In a second marriage, there are even more complications with possible child support being paid, pension monies going to a prior spouse, and info about the prior divorce contract that should be disclosed. Questions to ask and issue to discuss and navigate through are: How are you going to contribute to the household, pay bills, and a through discussion of spending habits and money personalities. Do you want children? If you have children from a prior marriage, how will you have a blended family? What are your dreams, your hopes? Where do you see yourself as a couple in one year, three years, five years, and ten years?
Not having transparency and honesty causes mistrust, unrealized expectations and can lead to an unhappy and failed marriage. Money issues and lack of communication are often the reasons for divorce.
It is difficult to discuss these issues. If you are holding onto a fairy tale happy ending you may be reluctant to bring up anything that may derail this dream. You can seek a counselor or see a family law attorney to ask the questions you are too afraid to ask or have them take the lead to ask what should be asked. I enjoy counseling couples in this way. I would rather see a couple before they marry rather than later across a table at court. Pre-marital and post-marital coaching is the way to address these concerns and help your marriage.
Perhaps you have lived together or have been together a long time and expect things will just stay as they are.
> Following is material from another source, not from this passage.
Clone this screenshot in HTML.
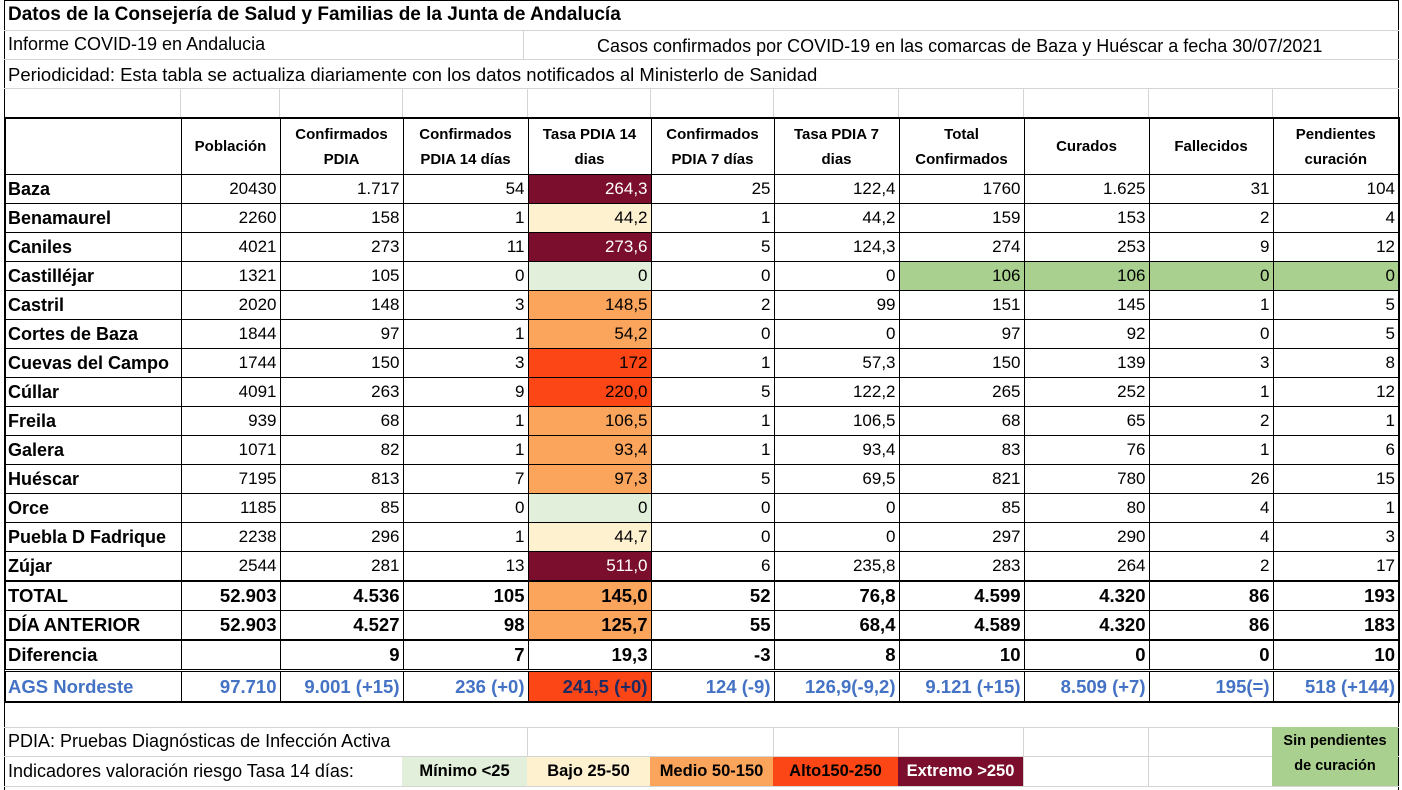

Things change once you are married and legally things really change. It is best to have a conversation about the everyday running of the household, bills, money, savings and to come clean with any “secrets” you may have. Secrets make us sick and they do the same to relationships.
You are entering into an economic partnership as well as an emotional and romantic one. Both you and your spouse could do well to prepare a prenup, or make an informal agreement or as I like to call them, a “love contract.” Ron L. Deal, an expert on blended families wrote a book, “Preparing to Blend”, and he has an entire section about making such agreements. He calls them a togetherness agreement, TA for short. Whatever you call it, it can benefit you and help you have a successful marriage. This agreement may be the most romantic thing that you can ever do for one another.